WHAT IS ASKED
Work out how many lines of the listing hold the string "drawn", then answer with that number and nothing else.

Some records
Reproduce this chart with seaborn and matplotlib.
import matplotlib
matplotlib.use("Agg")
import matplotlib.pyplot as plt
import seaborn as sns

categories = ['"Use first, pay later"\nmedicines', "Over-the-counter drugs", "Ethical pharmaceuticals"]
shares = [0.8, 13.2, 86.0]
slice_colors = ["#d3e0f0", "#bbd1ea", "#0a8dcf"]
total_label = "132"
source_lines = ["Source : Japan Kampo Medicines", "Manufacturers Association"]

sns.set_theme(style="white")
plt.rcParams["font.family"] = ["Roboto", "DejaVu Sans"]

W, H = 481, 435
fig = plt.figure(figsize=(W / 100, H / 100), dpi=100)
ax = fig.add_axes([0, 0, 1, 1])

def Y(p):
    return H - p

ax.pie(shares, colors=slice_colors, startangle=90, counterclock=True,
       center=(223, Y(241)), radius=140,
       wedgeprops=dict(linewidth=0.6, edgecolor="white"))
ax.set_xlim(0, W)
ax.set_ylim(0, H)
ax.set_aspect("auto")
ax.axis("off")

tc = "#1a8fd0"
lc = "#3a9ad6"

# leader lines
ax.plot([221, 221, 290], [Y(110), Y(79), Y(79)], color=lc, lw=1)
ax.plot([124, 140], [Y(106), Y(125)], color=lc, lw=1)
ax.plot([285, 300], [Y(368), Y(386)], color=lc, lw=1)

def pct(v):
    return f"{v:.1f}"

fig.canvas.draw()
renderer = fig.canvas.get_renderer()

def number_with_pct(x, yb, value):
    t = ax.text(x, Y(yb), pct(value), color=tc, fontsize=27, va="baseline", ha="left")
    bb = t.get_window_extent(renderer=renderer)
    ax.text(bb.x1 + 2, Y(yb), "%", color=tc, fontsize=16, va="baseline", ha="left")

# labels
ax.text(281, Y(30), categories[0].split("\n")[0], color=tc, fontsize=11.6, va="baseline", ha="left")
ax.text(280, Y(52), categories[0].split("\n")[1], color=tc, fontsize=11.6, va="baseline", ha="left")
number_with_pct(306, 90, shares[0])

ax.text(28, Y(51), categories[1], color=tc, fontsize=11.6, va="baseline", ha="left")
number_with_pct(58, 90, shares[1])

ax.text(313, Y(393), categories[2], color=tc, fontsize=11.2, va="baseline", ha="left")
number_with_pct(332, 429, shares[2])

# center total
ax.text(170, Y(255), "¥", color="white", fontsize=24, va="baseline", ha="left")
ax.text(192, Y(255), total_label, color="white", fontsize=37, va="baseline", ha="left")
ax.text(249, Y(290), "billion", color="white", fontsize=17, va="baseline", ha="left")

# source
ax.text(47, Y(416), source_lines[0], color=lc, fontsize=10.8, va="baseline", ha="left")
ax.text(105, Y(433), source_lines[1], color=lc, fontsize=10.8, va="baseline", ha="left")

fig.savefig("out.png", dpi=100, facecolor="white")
==
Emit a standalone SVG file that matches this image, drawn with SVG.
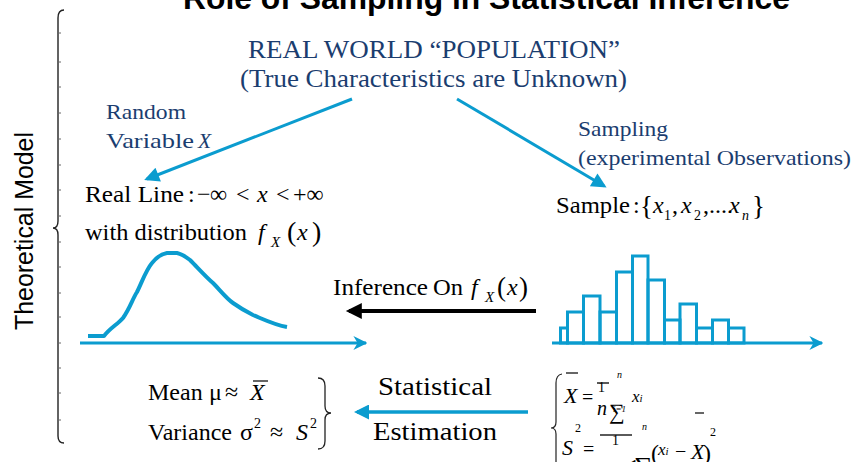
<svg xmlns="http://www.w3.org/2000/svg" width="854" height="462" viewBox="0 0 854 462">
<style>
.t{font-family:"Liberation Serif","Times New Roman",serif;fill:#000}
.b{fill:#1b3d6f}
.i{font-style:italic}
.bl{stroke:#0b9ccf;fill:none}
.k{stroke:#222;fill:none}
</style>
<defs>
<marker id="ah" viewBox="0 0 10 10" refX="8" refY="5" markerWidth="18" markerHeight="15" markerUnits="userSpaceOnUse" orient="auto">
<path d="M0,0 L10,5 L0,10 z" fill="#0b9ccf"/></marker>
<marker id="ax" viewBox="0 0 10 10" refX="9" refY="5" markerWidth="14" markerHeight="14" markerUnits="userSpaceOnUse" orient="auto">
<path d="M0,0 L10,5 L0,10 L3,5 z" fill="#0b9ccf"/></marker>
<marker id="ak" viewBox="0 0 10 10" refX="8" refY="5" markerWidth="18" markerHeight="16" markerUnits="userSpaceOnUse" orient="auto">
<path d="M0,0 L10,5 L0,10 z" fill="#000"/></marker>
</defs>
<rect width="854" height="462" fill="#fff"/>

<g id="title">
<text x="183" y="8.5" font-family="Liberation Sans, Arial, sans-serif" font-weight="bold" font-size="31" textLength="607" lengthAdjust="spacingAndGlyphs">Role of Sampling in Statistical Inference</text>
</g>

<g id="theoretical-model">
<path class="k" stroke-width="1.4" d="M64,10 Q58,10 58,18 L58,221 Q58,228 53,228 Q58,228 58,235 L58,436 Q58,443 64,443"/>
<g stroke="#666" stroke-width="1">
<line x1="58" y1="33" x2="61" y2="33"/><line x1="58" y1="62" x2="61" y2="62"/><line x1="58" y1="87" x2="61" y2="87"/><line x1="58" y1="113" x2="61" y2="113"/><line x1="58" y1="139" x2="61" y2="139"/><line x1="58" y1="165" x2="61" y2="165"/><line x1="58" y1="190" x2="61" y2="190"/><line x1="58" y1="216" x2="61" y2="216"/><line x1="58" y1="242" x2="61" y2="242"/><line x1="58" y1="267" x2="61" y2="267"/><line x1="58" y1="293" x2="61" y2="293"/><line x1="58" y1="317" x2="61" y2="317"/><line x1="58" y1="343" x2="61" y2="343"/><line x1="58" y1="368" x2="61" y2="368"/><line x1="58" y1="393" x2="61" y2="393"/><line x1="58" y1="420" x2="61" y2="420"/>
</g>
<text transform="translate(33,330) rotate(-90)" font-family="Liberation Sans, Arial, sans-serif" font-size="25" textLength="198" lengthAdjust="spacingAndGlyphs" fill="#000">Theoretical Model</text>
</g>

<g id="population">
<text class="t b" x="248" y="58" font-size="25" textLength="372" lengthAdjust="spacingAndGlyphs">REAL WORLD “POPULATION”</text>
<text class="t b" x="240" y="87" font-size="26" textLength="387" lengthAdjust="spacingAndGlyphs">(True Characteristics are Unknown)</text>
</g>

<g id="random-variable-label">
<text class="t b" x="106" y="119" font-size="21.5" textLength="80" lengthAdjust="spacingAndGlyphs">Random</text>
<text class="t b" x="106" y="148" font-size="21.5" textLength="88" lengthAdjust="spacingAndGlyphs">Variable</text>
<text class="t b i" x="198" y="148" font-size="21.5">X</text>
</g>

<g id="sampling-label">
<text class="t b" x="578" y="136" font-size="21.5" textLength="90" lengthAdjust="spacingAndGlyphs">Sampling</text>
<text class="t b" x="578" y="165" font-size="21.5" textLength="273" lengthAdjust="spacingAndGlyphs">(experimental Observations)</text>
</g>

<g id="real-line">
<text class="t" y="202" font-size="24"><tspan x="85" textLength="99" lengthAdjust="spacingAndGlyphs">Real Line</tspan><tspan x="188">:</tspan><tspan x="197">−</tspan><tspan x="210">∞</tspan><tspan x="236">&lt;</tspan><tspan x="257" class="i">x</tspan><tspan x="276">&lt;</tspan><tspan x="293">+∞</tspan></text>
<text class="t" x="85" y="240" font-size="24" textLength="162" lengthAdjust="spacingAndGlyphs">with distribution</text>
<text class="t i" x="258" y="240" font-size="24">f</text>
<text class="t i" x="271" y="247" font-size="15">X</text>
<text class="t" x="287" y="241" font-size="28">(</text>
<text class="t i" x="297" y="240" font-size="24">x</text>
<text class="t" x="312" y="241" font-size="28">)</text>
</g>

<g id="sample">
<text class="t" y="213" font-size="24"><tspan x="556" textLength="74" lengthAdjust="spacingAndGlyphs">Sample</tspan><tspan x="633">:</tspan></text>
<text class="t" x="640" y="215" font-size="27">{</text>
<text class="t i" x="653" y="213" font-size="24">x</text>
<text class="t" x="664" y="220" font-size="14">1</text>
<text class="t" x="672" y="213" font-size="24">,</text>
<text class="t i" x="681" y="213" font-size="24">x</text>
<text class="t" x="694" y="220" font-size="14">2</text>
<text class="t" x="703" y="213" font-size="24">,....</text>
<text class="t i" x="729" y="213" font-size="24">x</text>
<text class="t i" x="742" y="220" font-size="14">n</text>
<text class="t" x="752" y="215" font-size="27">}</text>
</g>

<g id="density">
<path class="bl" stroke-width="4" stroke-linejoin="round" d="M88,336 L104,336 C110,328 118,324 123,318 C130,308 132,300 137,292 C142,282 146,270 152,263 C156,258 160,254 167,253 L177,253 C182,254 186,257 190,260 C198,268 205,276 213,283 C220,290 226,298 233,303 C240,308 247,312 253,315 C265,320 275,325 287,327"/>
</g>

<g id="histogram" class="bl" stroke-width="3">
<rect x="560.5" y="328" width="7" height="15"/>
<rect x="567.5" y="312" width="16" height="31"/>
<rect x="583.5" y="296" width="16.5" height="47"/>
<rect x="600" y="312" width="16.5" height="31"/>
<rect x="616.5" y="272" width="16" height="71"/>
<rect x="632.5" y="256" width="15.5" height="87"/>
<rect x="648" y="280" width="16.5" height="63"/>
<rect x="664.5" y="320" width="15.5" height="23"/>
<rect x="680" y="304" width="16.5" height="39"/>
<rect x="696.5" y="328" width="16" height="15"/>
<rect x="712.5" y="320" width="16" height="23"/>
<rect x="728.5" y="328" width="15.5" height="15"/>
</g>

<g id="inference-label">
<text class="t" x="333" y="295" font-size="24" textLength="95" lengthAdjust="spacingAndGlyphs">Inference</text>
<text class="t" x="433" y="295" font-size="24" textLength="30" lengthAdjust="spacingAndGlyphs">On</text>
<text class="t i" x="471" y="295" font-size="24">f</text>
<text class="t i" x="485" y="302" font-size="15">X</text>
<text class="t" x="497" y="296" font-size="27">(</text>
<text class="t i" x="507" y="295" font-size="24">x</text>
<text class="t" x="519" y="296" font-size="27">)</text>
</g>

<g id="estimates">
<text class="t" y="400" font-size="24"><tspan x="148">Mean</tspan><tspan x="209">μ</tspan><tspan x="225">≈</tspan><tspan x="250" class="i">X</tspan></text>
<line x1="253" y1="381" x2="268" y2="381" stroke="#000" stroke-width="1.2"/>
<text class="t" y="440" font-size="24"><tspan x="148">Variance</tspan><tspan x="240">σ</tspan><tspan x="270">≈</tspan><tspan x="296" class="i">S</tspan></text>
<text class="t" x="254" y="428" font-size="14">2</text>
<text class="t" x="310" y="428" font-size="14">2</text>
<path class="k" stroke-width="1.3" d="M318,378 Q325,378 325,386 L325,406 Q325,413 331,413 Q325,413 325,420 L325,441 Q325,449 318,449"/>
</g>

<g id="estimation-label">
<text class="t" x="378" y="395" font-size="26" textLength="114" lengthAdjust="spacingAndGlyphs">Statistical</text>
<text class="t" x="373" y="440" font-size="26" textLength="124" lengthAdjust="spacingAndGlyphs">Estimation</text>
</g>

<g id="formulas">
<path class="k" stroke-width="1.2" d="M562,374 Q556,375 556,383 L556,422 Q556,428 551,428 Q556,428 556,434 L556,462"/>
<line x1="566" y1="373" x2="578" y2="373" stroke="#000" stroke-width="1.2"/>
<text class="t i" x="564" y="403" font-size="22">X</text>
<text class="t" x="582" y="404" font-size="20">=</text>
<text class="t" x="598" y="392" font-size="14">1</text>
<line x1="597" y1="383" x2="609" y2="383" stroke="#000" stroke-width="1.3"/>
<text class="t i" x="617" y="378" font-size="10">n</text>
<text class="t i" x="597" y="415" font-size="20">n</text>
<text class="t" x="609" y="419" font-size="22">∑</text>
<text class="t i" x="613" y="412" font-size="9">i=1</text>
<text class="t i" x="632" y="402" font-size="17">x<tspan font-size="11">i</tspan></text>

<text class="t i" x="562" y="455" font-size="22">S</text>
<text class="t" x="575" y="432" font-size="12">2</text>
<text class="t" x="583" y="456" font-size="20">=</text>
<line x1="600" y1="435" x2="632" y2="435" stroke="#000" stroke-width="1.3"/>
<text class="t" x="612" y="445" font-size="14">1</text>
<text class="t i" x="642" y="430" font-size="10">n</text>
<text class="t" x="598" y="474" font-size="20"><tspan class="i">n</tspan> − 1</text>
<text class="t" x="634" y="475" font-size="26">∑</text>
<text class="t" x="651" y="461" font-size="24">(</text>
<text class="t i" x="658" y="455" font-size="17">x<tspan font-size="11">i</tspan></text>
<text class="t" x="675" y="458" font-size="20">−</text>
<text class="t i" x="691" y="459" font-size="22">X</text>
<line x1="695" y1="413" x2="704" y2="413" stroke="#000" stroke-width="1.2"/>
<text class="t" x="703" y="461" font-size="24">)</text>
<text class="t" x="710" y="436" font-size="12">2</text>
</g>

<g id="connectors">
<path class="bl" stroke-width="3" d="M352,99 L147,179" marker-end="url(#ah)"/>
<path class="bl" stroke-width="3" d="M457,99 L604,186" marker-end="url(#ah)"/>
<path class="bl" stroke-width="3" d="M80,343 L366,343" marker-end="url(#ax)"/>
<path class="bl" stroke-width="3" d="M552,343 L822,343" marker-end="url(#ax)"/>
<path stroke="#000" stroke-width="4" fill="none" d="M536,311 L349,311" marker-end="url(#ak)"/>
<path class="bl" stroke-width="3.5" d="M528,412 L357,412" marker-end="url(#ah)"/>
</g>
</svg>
==
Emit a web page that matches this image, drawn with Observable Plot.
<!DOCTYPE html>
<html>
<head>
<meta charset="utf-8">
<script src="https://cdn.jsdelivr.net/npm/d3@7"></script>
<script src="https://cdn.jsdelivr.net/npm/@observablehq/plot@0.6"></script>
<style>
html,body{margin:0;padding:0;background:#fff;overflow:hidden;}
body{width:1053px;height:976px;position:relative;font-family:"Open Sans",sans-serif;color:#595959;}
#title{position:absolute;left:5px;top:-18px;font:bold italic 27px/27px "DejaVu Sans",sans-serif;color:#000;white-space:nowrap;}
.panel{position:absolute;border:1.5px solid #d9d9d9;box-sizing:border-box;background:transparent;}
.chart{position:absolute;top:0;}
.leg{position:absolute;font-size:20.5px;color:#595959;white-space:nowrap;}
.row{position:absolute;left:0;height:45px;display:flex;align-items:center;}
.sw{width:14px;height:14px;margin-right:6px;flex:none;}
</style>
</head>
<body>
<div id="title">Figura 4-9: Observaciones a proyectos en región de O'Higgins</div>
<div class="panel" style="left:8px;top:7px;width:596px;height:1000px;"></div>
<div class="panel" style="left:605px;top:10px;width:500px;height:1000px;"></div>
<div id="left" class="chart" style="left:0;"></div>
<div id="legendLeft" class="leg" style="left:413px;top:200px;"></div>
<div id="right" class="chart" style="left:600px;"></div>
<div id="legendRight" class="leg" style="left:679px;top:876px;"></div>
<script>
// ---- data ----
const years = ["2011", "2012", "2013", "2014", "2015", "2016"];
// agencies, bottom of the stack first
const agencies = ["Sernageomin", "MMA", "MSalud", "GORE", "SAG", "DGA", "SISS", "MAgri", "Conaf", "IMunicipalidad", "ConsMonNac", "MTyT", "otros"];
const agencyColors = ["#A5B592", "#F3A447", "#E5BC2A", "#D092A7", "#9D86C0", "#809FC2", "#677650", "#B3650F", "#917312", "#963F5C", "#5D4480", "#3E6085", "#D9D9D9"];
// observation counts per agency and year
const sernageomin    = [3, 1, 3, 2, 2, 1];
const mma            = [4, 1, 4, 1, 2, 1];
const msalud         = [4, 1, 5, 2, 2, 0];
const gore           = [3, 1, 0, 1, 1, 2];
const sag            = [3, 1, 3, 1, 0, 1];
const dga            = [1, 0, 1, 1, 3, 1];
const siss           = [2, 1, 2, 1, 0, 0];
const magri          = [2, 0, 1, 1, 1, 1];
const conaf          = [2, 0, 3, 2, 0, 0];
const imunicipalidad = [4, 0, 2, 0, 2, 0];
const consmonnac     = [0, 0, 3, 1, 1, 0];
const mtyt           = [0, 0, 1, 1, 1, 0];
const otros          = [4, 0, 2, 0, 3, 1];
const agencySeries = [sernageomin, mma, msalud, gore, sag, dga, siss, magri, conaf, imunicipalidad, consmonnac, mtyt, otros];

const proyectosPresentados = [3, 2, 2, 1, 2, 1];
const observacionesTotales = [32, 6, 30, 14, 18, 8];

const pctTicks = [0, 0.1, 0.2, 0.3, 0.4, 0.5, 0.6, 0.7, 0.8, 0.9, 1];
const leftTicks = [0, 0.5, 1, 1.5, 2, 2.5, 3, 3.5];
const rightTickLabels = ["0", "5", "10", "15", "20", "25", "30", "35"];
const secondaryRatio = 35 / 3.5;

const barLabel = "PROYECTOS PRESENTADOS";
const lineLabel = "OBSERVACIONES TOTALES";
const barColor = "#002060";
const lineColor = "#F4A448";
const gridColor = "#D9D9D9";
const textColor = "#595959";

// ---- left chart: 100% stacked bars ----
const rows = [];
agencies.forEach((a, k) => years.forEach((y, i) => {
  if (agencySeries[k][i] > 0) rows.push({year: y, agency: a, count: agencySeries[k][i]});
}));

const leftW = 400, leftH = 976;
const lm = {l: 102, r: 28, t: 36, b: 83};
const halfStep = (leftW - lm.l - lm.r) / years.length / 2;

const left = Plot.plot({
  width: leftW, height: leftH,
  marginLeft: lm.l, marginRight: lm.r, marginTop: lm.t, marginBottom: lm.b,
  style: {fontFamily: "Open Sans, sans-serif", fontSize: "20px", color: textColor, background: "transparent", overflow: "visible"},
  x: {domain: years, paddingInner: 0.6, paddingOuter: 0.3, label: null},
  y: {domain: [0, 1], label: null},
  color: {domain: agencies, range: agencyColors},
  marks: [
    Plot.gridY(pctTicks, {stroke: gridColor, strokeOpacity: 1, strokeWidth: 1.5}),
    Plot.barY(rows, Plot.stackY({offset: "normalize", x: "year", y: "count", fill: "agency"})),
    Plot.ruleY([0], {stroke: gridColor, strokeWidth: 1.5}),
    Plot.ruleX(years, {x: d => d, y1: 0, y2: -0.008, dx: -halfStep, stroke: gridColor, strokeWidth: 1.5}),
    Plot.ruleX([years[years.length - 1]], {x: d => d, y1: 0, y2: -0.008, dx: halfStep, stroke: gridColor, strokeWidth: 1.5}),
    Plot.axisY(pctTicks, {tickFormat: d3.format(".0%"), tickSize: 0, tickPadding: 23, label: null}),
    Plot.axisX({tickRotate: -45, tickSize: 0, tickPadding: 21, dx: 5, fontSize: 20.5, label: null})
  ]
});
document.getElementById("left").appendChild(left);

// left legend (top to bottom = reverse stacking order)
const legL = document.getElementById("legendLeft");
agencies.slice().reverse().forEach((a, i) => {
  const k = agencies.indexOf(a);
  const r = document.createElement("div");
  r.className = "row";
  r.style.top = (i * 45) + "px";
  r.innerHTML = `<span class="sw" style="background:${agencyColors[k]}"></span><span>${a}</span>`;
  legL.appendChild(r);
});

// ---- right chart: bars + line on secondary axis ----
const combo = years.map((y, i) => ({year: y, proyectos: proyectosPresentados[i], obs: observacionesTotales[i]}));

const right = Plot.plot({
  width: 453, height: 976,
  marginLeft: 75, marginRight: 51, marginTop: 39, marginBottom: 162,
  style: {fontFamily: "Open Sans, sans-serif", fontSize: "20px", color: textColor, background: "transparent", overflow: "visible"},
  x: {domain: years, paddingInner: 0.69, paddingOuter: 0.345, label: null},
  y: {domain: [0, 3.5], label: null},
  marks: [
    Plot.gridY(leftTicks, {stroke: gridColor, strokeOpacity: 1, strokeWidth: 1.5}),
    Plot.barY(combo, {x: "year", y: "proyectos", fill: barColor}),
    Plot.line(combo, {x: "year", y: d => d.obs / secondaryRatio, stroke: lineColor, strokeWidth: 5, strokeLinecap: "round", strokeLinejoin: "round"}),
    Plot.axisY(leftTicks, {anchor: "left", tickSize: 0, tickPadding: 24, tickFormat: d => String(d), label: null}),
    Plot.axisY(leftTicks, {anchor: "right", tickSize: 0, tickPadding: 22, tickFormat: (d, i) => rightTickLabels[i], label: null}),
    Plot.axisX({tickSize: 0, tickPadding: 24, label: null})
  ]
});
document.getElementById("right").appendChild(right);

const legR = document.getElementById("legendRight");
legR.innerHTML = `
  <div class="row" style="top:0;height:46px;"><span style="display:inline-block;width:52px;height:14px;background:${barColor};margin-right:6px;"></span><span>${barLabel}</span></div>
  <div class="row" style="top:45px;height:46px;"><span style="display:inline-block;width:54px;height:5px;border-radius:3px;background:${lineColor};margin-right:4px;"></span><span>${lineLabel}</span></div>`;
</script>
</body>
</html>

COMPLETE RESPONSE
2